Discussion: The Tempest

The play: The Tempest

The plot tweet: Marooned and usurped duke Prospero uses magic powers -- and Ariel's help -- to be "revenged" on his enemies and find husband for Miranda.

My favorite line:
My library was dukedom large enough.

---

I have a special place in my heart for Shakespeare's most magical plays, Midsummer and Tempest. If you'll forgive the pun, these plays bewitch me, and they reawaken my wonder at what can be accomplished on a little wooden stage.

Since we learned our lesson last week about autobiographical readings of Shakespeare's work, let's soundly reject the traditional view that The Tempest is Shakespeare's farewell to the stage -- especially since we now know that he wrote other plays afterward. But it's hard, isn't it? It's hard to read lines like this and not see a double meaning:
... These our actors,
As I foretold you, were all spirits, and
Are melted into air, into thin air,
And, like the baseless fabric of this vision,
The cloud-capped towers, the gorgeous palaces,
The solemn temples, the great globe itself,
Yea, all which it inherit, shall dissolve,
And, like this insubstantial pageant faded,
Leave not a rack behind.
It's hard to imagine that Shakespeare -- who surely knew he was nearing retirement -- didn't feel a double meaning in these lines. But, as Oprah said in her farewell show this week, "When you know better, you do better." Thanks to James Shapiro, we now know better, so we'll set the autobiographical implications aside.

I'm also deeply uncomfortable with readings of this play (or any Shakespeare play) that impose the reader's own ideology, be it feminist criticism, Marxist criticism or what have you. Some scholars read this play as a critique of colonialism and set up Caliban as the hero, defending his island from colonization. I can't accept this reading. Caliban has few redeeming qualities; instead he is both an attempted murderer and an attempted rapist. We have no reason to suppose that Shakespeare intended us to side with Caliban -- unless we are prepared to twist the play to suit our own views.

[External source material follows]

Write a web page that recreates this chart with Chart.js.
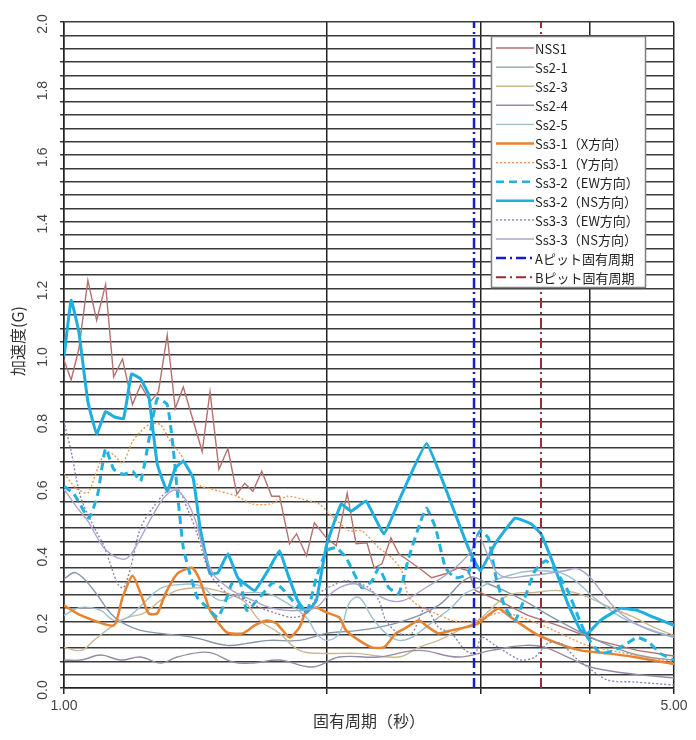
<!DOCTYPE html>
<html><head><meta charset="utf-8">
<script src="https://cdn.jsdelivr.net/npm/chart.js@4.4.1/dist/chart.umd.min.js"></script>
<style>html,body{margin:0;padding:0;background:#fff}#wrap{width:696px;height:740px;position:relative}</style>
</head><body><div id="wrap"><canvas id="c" width="696" height="740"></canvas></div>
<script>
// ---- data: [period (s), acceleration (G)] ----
const NSS1 = [[1.000,0.985],[1.019,0.925],[1.040,1.018],[1.065,1.224],[1.090,1.104],[1.116,1.212],[1.140,0.934],[1.167,0.988],[1.198,0.851],[1.224,0.910],[1.256,0.860],[1.283,0.890],[1.313,1.060],[1.341,0.839],[1.370,0.904],[1.440,0.710],[1.470,0.890],[1.505,0.657],[1.541,0.719],[1.578,0.582],[1.611,0.615],[1.646,0.591],[1.685,0.651],[1.730,0.576],[1.766,0.576],[1.813,0.433],[1.847,0.463],[1.896,0.397],[1.936,0.496],[1.998,0.451],[2.051,0.427],[2.111,0.585],[2.161,0.433],[2.224,0.436],[2.266,0.361],[2.314,0.373],[2.369,0.451],[2.419,0.403],[2.483,0.382],[2.549,0.361],[2.638,0.331],[2.736,0.343],[2.831,0.361],[2.906,0.352],[2.960,0.293],[3.144,0.263],[3.401,0.218],[3.680,0.188],[4.086,0.143],[4.538,0.113],[5.000,0.096]];
const SS2_1 = [[1.000,0.328],[1.032,0.346],[1.082,0.293],[1.131,0.224],[1.170,0.194],[1.224,0.173],[1.290,0.164],[1.406,0.152],[1.537,0.128],[1.620,0.134],[1.720,0.143],[1.861,0.143],[1.998,0.164],[2.178,0.173],[2.419,0.197],[2.686,0.248],[2.906,0.331],[3.063,0.313],[3.313,0.272],[3.680,0.203],[4.086,0.143],[4.538,0.099],[5.000,0.084]];
const SS2_3 = [[1.000,0.122],[1.046,0.113],[1.082,0.143],[1.131,0.182],[1.183,0.212],[1.233,0.224],[1.290,0.263],[1.348,0.293],[1.432,0.301],[1.497,0.293],[1.603,0.263],[1.676,0.203],[1.766,0.164],[1.861,0.113],[1.977,0.104],[2.161,0.104],[2.419,0.093],[2.549,0.122],[2.686,0.143],[2.831,0.173],[2.983,0.203],[3.227,0.278],[3.464,0.287],[3.680,0.293],[3.877,0.284],[4.228,0.242],[4.502,0.212],[4.744,0.182],[5.000,0.158]];
const SS2_4 = [[1.000,0.084],[1.046,0.084],[1.102,0.099],[1.161,0.084],[1.224,0.093],[1.290,0.075],[1.348,0.093],[1.432,0.107],[1.482,0.104],[1.561,0.078],[1.646,0.075],[1.766,0.084],[1.926,0.063],[2.067,0.093],[2.295,0.093],[2.549,0.113],[2.831,0.093],[3.087,0.113],[3.374,0.128],[3.556,0.122],[3.777,0.093],[4.012,0.063],[4.386,0.045],[5.000,0.030]];
const SS2_5 = [[1.000,0.218],[1.046,0.242],[1.102,0.233],[1.140,0.203],[1.183,0.212],[1.233,0.254],[1.290,0.299],[1.348,0.310],[1.432,0.307],[1.509,0.263],[1.590,0.284],[1.707,0.284],[1.780,0.263],[1.896,0.212],[1.946,0.164],[1.998,0.143],[2.067,0.164],[2.122,0.254],[2.178,0.272],[2.254,0.212],[2.338,0.164],[2.419,0.143],[2.503,0.152],[2.596,0.182],[2.686,0.212],[2.780,0.242],[2.883,0.284],[2.983,0.301],[3.227,0.337],[3.492,0.352],[3.777,0.337],[4.086,0.263],[4.420,0.203],[5.000,0.152]];
const SS3_1X = [[1.000,0.248],[1.046,0.218],[1.140,0.188],[1.167,0.272],[1.198,0.337],[1.224,0.284],[1.250,0.224],[1.279,0.224],[1.307,0.284],[1.348,0.343],[1.402,0.361],[1.432,0.322],[1.470,0.233],[1.537,0.167],[1.603,0.164],[1.654,0.188],[1.707,0.203],[1.752,0.194],[1.813,0.152],[1.861,0.182],[1.896,0.233],[1.946,0.242],[1.998,0.227],[2.067,0.212],[2.105,0.173],[2.178,0.143],[2.254,0.122],[2.326,0.122],[2.400,0.164],[2.470,0.182],[2.549,0.203],[2.617,0.182],[2.686,0.164],[2.780,0.173],[2.883,0.182],[2.983,0.194],[3.144,0.239],[3.253,0.212],[3.464,0.164],[3.680,0.134],[3.908,0.113],[4.195,0.104],[4.502,0.093],[5.000,0.072]];
const SS3_1Y = [[1.000,0.645],[1.032,0.600],[1.065,0.585],[1.093,0.660],[1.116,0.710],[1.140,0.701],[1.167,0.675],[1.198,0.740],[1.224,0.770],[1.256,0.794],[1.290,0.791],[1.324,0.740],[1.359,0.704],[1.421,0.612],[1.509,0.591],[1.578,0.576],[1.646,0.552],[1.720,0.552],[1.804,0.576],[1.876,0.567],[1.961,0.552],[2.029,0.516],[2.122,0.472],[2.195,0.472],[2.295,0.421],[2.375,0.391],[2.438,0.352],[2.483,0.272],[2.569,0.242],[2.665,0.224],[2.780,0.203],[2.906,0.197],[3.185,0.227],[3.538,0.188],[3.980,0.128],[5.000,0.078]];
const SS3_2EW = [[1.000,0.606],[1.027,0.582],[1.068,0.510],[1.093,0.582],[1.116,0.719],[1.140,0.657],[1.170,0.642],[1.198,0.651],[1.224,0.621],[1.250,0.740],[1.279,0.869],[1.313,0.851],[1.334,0.719],[1.370,0.421],[1.421,0.272],[1.459,0.242],[1.501,0.212],[1.537,0.272],[1.557,0.313],[1.590,0.322],[1.620,0.233],[1.676,0.272],[1.734,0.316],[1.775,0.301],[1.827,0.263],[1.896,0.227],[1.946,0.331],[1.998,0.412],[2.051,0.421],[2.105,0.391],[2.195,0.301],[2.254,0.322],[2.295,0.361],[2.356,0.301],[2.419,0.284],[2.483,0.391],[2.563,0.501],[2.603,0.540],[2.665,0.481],[2.736,0.361],[2.809,0.331],[2.906,0.343],[2.960,0.442],[2.999,0.472],[3.063,0.451],[3.127,0.331],[3.202,0.242],[3.287,0.203],[3.374,0.272],[3.464,0.352],[3.565,0.382],[3.660,0.352],[3.777,0.293],[3.898,0.203],[3.980,0.152],[4.118,0.104],[4.272,0.113],[4.420,0.134],[4.538,0.152],[4.683,0.137],[4.820,0.104],[5.000,0.084]];
const SS3_2NS = [[1.000,0.994],[1.019,1.164],[1.040,1.069],[1.065,0.860],[1.090,0.764],[1.116,0.830],[1.140,0.815],[1.170,0.809],[1.195,0.943],[1.224,0.928],[1.250,0.881],[1.279,0.672],[1.313,0.591],[1.341,0.660],[1.370,0.681],[1.406,0.630],[1.432,0.481],[1.470,0.343],[1.501,0.346],[1.541,0.403],[1.582,0.331],[1.654,0.293],[1.720,0.361],[1.766,0.412],[1.804,0.343],[1.852,0.263],[1.896,0.227],[1.946,0.263],[1.998,0.427],[2.078,0.552],[2.133,0.531],[2.219,0.561],[2.326,0.463],[2.438,0.582],[2.603,0.734],[2.780,0.552],[2.906,0.421],[2.999,0.352],[3.119,0.433],[3.287,0.510],[3.428,0.493],[3.519,0.463],[3.651,0.361],[3.777,0.254],[3.908,0.173],[3.980,0.164],[4.118,0.203],[4.340,0.239],[4.538,0.233],[4.744,0.212],[5.000,0.188]];
const SS3_3EW = [[1.000,0.800],[1.019,0.710],[1.046,0.570],[1.088,0.472],[1.111,0.427],[1.152,0.313],[1.170,0.301],[1.192,0.361],[1.224,0.481],[1.273,0.552],[1.313,0.591],[1.348,0.600],[1.384,0.540],[1.421,0.463],[1.470,0.343],[1.537,0.284],[1.590,0.272],[1.676,0.242],[1.752,0.224],[1.827,0.212],[1.896,0.224],[1.961,0.284],[2.051,0.313],[2.105,0.322],[2.178,0.313],[2.236,0.301],[2.295,0.263],[2.338,0.203],[2.419,0.164],[2.503,0.164],[2.596,0.242],[2.686,0.182],[2.780,0.164],[2.883,0.113],[2.960,0.104],[3.007,0.152],[3.119,0.128],[3.227,0.104],[3.339,0.084],[3.464,0.093],[3.584,0.134],[3.708,0.134],[3.847,0.093],[3.980,0.063],[4.195,0.024],[4.502,0.018],[5.000,0.009]];
const SS3_3NS = [[1.000,0.597],[1.032,0.546],[1.065,0.501],[1.111,0.421],[1.152,0.391],[1.183,0.391],[1.224,0.451],[1.266,0.522],[1.313,0.582],[1.352,0.591],[1.406,0.522],[1.443,0.421],[1.482,0.343],[1.521,0.313],[1.578,0.284],[1.646,0.263],[1.720,0.242],[1.799,0.233],[1.861,0.233],[1.946,0.242],[1.998,0.272],[2.067,0.301],[2.150,0.313],[2.236,0.293],[2.356,0.263],[2.451,0.263],[2.596,0.301],[2.780,0.352],[2.929,0.412],[2.983,0.457],[3.063,0.397],[3.169,0.337],[3.401,0.337],[3.748,0.352],[3.877,0.358],[4.012,0.331],[4.118,0.293],[4.272,0.242],[4.456,0.203],[4.695,0.173],[5.000,0.152]];

const seriesLabels = ['NSS1','Ss2-1','Ss2-3','Ss2-4','Ss2-5','Ss3-1（X方向）','Ss3-1（Y方向）','Ss3-2（EW方向）','Ss3-2（NS方向）','Ss3-3（EW方向）','Ss3-3（NS方向）'];
const seriesValues = [NSS1, SS2_1, SS2_3, SS2_4, SS2_5, SS3_1X, SS3_1Y, SS3_2EW, SS3_2NS, SS3_3EW, SS3_3NS];
const pitLabels = ['Aピット固有周期','Bピット固有周期'];
const pitPeriods = [2.95, 3.52];

const periodGridValues = [1, 2, 3, 4, 5];
const periodTickLabels = {1: '1.00', 5: '5.00'};
const accelLabelValues = [0,0.2,0.4,0.6,0.8,1.0,1.2,1.4,1.6,1.8,2.0];
const accelTickLabels = ['0.0','0.2','0.4','0.6','0.8','1.0','1.2','1.4','1.6','1.8','2.0'];
const accelGridStep = 0.04;
const xTitle = '固有周期（秒）';
const yTitle = '加速度(G)';

// ---- styles ----
const seriesStyles = [
  {color:'#b3716f', width:1.4, dash:[], tension:0},
  {color:'#8797aa', width:1.4, dash:[], tension:0.4},
  {color:'#cbb893', width:1.4, dash:[], tension:0.4},
  {color:'#958ba6', width:1.4, dash:[], tension:0.4},
  {color:'#9cc0d2', width:1.4, dash:[], tension:0.4},
  {color:'#e8822e', width:2.5, dash:[], tension:0.2},
  {color:'#e99a55', width:1.4, dash:[2,2], tension:0.2},
  {color:'#22b2e0', width:3, dash:[8,5], tension:0.15},
  {color:'#1eaee0', width:3, dash:[], tension:0.1},
  {color:'#8c84b0', width:1.4, dash:[2,2], tension:0.3},
  {color:'#aaa5cc', width:1.4, dash:[], tension:0.4}
];
const pitStyles = [
  {color:'#1a1ad0', width:2.5, dash:[10,4,2,4]},
  {color:'#a02838', width:2, dash:[10,4,2,4]}
];

const datasets = [];
seriesValues.forEach((arr, i) => {
  const s = seriesStyles[i];
  datasets.push({label: seriesLabels[i], data: arr.map(([x,y]) => ({x, y})),
    borderColor: s.color, backgroundColor: s.color, borderWidth: s.width, borderDash: s.dash,
    tension: s.tension, pointRadius: 0, fill: false, order: -i});
});
pitPeriods.forEach((p, k) => {
  const s = pitStyles[k];
  datasets.push({label: pitLabels[k], data: [{x: p, y: 0}, {x: p, y: 2}],
    borderColor: s.color, backgroundColor: s.color, borderWidth: s.width, borderDash: s.dash,
    pointRadius: 0, fill: false, order: -(seriesValues.length + k)});
});

const boxLegend = {
  id: 'boxLegend',
  afterDatasetsDraw(chart) {
    const ctx = chart.ctx;
    const x0 = 491.5, y0 = 36.5, w = 154, h = 251;
    ctx.save();
    ctx.fillStyle = '#ffffff';
    ctx.fillRect(x0, y0, w, h);
    ctx.strokeStyle = '#808080';
    ctx.lineWidth = 1.5;
    ctx.strokeRect(x0, y0, w, h);
    chart.data.datasets.forEach((ds, i) => {
      const y = 48 + i * 19.1;
      ctx.beginPath();
      ctx.setLineDash(ds.borderDash || []);
      ctx.strokeStyle = ds.borderColor;
      ctx.lineWidth = Math.min(ds.borderWidth, 2.6);
      ctx.moveTo(496, y); ctx.lineTo(534, y);
      ctx.stroke();
      ctx.setLineDash([]);
      ctx.fillStyle = '#222';
      ctx.font = '13px "Noto Sans CJK JP"';
      ctx.textAlign = 'left';
      ctx.textBaseline = 'middle';
      ctx.fillText(ds.label, 535, y + 1);
    });
    ctx.restore();
  }
};

const yLabelsPlugin = {
  id: 'yLabels',
  afterDraw(chart) {
    const ctx = chart.ctx, ys = chart.scales.y;
    ctx.save();
    ctx.fillStyle = '#444';
    ctx.font = '14px "Liberation Sans"';
    ctx.textAlign = 'center';
    ctx.textBaseline = 'middle';
    accelLabelValues.forEach((v, i) => {
      ctx.save();
      ctx.translate(43, ys.getPixelForValue(v) + 2);
      ctx.rotate(-Math.PI / 2);
      ctx.fillText(accelTickLabels[i], 0, 0);
      ctx.restore();
    });
    ctx.font = '16px "Noto Sans CJK JP"';
    ctx.fillStyle = '#333';
    ctx.translate(18, 341);
    ctx.rotate(-Math.PI / 2);
    ctx.fillText(yTitle, 0, 0);
    ctx.restore();
  }
};

new Chart(document.getElementById('c'), {
  type: 'line',
  data: {datasets},
  options: {
    responsive: false, animation: false, devicePixelRatio: 1,
    layout: {padding: {top: 22, right: 22, left: 0, bottom: 0}},
    plugins: {legend: {display: false}, tooltip: {enabled: false}},
    scales: {
      x: {
        type: 'logarithmic', min: 1, max: 5,
        afterBuildTicks: s => { s.ticks = periodGridValues.map(v => ({value: v})); },
        afterFit: s => { s.height = 52; },
        ticks: {autoSkip: false, maxRotation: 0, padding: 4, color: '#444',
          font: {family: 'Liberation Sans', size: 14},
          callback: v => periodTickLabels[v] || ''},
        grid: {color: '#222', lineWidth: 1.5, drawTicks: true, tickLength: 6},
        border: {display: true, color: '#222', width: 1.5},
        title: {display: true, text: xTitle, color: '#333', font: {family: 'Noto Sans CJK JP', size: 16}, padding: {top: 0, bottom: 9}}
      },
      y: {
        type: 'linear', min: 0, max: 2,
        afterBuildTicks: s => {
          const t = [];
          for (let k = 0; k <= 50; k++) t.push({value: +(k * accelGridStep).toFixed(2)});
          s.ticks = t;
        },
        afterFit: s => { s.width = 64; },
        ticks: {display: false},
        grid: {color: '#3a3a3a', lineWidth: 1.5, drawTicks: true, tickLength: 4},
        border: {display: true, color: '#222', width: 1.5}
      }
    }
  },
  plugins: [boxLegend, yLabelsPlugin]
});
</script></body></html>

If The Tempest is neither a colonialist critique nor an artist's farewell to the stage, what is it?

First, it is one of just a handful of Shakespeare's plays to observe the three classical unities of action, time and space. (Comedy of Errors is another.) It's interesting to me that Shakespeare would return to this idea late in his career. He seems to be returning to the classical roots of his art. The effect on the audience is to make them participants in the magic of the play, because they are experiencing the onstage events in real time.

Second, The Tempest shares many themes, such as reunion, forgiveness and redemption, with the other late romances. But, rather than show us the entire back story, as The Winter's Tale and Pericles do, The Tempest skips over the first part of its own story, bringing us directly to the moment of reunion.

These two factors combine to create a real intensity, beyond what I normally feel in a Shakespearean "comedy." Prospero is in charge here, and every moment he is moving us closer to the grand culmination of his plot.

Here's something I haven't yet decided: At what point does Prospero abandon his plan for revenge and choose the "rarer action" of forgiveness? If he intends to destroy everyone, why not just wreck the ship at the beginning? That's not his plan at all, of course; he intends all along for Ferdinand and Miranda to meet and fall in love. But what had he planned to do to the others, once they were within his power, before Ariel changed his mind? I'd love to invite Prospero to a dinner party and ask him that. I'll bet it would have been good.

Coming to the end of The Tempest -- and the end of our "Shakespeare in a Year" challenge -- is a bittersweet moment. In a few days, I'll do another post about the overall challenge. For now, I'm still absorbing the idea that I will never read anything new by Shakespeare, unless some dotty English matron finds Cardenio in her attic. On the other hand, the magic of Shakespeare is that his work, even after four centuries, continues to be new every time it is read and performed.

Thank you, Will, for an incredible journey.

1 comment:

  1. This is a true inspirational play and there are many different meanings and sides for people to discover and learn.